> Instructions to follow: From the entries that follow, extract each line holding the string "this".

## start Listing

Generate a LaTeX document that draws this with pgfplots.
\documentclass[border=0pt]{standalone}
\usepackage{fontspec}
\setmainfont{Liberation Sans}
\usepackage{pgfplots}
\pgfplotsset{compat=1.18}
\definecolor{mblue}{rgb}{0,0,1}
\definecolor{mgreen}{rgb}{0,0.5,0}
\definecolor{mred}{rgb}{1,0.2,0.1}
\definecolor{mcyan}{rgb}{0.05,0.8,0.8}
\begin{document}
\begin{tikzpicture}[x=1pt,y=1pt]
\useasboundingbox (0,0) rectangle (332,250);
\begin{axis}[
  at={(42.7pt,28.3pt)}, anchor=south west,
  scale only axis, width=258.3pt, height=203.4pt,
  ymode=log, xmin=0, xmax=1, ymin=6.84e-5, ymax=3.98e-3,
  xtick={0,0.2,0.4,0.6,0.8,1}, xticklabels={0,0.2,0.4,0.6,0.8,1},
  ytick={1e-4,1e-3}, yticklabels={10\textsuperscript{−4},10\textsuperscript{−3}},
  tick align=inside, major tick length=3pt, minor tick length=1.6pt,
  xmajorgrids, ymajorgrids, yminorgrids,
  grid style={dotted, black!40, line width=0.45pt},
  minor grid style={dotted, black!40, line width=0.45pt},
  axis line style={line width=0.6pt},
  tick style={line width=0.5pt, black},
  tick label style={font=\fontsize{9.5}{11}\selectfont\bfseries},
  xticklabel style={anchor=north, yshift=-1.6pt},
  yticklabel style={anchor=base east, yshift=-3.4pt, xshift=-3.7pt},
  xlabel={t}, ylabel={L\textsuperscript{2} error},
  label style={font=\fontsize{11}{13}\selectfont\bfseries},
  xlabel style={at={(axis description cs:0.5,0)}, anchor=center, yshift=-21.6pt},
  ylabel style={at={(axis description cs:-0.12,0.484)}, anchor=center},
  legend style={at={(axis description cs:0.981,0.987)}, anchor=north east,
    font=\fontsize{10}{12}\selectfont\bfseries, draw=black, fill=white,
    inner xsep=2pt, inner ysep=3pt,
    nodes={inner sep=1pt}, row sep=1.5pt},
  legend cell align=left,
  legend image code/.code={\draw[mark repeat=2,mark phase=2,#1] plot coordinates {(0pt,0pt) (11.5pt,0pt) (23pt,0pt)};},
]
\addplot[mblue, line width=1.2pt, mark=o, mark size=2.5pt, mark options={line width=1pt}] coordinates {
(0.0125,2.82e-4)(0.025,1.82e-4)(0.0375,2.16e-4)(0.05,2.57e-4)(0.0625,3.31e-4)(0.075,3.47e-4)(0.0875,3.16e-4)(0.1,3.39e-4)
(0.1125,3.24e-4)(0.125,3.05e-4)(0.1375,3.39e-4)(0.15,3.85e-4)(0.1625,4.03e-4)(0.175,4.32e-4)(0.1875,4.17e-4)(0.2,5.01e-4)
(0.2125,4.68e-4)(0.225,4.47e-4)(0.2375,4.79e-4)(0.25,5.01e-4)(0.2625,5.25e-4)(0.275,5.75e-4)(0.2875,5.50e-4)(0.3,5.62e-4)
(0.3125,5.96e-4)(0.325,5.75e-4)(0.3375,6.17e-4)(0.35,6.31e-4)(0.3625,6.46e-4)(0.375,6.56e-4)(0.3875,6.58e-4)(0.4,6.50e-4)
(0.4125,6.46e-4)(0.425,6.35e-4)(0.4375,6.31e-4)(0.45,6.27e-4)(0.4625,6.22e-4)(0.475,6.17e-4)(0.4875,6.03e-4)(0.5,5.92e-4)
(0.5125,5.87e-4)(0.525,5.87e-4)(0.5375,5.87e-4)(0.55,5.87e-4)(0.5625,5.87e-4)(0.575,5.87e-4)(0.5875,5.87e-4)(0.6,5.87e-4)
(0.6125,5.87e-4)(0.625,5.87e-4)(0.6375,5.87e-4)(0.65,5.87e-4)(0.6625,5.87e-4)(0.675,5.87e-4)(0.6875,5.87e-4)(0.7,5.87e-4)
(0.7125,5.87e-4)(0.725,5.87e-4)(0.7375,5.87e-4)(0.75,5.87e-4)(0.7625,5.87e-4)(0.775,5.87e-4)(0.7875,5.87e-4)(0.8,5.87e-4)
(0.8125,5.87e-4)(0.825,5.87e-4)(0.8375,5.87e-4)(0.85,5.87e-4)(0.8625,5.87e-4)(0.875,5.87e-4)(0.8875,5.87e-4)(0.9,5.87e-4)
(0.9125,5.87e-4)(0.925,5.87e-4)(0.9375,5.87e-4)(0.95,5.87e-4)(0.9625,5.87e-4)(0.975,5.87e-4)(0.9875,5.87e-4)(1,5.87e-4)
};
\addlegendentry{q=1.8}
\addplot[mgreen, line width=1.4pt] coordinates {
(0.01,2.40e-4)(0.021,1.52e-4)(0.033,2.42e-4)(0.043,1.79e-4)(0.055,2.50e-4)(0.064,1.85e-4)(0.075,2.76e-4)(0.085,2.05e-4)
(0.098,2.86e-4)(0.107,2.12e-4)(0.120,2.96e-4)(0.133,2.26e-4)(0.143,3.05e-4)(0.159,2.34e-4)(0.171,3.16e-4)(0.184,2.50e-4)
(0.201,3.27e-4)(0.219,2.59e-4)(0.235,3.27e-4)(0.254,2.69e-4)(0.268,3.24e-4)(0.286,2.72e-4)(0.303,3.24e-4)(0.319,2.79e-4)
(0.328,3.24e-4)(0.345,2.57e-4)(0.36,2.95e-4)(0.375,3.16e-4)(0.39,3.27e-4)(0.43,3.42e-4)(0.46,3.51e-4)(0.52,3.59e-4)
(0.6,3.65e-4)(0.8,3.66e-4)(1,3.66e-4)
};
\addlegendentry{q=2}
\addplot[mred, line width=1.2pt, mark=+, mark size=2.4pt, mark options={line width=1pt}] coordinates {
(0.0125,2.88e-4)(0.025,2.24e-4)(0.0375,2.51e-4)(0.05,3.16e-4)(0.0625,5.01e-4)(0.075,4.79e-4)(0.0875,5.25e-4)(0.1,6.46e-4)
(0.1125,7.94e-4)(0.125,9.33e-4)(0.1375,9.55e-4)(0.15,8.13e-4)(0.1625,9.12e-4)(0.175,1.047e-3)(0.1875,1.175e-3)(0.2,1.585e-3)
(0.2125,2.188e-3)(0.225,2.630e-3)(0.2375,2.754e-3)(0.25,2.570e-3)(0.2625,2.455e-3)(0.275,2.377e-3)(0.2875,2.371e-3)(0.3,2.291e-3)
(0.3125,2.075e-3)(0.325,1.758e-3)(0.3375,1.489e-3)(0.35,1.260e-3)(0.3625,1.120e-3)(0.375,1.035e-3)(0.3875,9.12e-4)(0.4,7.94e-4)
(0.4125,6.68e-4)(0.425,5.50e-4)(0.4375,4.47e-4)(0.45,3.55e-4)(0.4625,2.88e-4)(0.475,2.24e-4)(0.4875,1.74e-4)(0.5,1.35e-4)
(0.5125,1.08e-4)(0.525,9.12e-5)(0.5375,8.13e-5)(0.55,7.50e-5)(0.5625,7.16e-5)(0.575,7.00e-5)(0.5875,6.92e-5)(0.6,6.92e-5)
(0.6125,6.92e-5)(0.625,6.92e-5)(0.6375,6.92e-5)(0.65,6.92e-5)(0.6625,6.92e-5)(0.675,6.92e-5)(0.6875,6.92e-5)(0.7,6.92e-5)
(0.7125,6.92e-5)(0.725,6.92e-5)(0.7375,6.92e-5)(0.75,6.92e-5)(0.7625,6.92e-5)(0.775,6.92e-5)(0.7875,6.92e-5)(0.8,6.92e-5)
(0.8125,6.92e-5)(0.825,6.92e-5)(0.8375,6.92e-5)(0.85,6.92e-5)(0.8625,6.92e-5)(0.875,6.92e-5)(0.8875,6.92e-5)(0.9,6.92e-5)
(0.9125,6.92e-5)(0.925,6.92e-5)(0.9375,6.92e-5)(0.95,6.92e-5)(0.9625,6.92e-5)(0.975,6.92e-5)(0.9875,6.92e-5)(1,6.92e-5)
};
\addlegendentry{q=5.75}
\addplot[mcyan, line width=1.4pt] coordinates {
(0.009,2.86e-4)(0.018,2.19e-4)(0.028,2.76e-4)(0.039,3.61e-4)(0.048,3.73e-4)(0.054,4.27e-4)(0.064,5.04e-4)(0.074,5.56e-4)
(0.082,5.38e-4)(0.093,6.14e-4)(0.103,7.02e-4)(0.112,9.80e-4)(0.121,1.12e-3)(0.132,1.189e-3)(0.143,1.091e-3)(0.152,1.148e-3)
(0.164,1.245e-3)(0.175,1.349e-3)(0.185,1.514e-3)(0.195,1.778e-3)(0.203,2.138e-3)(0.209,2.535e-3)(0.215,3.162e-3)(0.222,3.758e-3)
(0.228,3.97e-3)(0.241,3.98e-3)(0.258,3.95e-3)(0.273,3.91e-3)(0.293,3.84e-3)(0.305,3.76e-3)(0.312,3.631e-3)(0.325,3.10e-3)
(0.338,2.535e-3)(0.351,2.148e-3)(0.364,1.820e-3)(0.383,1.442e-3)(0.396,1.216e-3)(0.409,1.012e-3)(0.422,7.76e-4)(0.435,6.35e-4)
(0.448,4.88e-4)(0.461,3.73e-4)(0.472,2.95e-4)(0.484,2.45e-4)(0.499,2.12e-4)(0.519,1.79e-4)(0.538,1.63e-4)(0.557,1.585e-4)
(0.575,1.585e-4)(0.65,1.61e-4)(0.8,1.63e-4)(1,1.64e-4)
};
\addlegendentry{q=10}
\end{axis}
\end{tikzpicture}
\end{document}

## end Listing
## start Listing

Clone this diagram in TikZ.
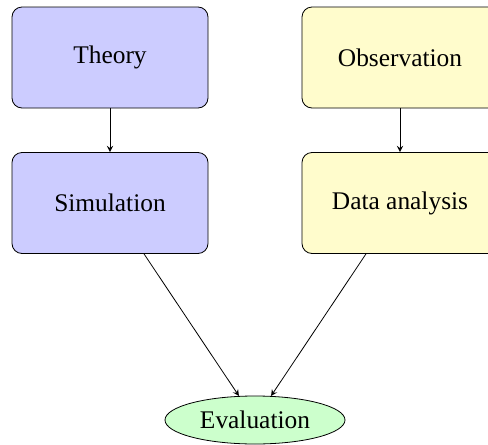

## end Listing

> Final result:
Generate a LaTeX document that draws this with pgfplots.
Clone this diagram in TikZ.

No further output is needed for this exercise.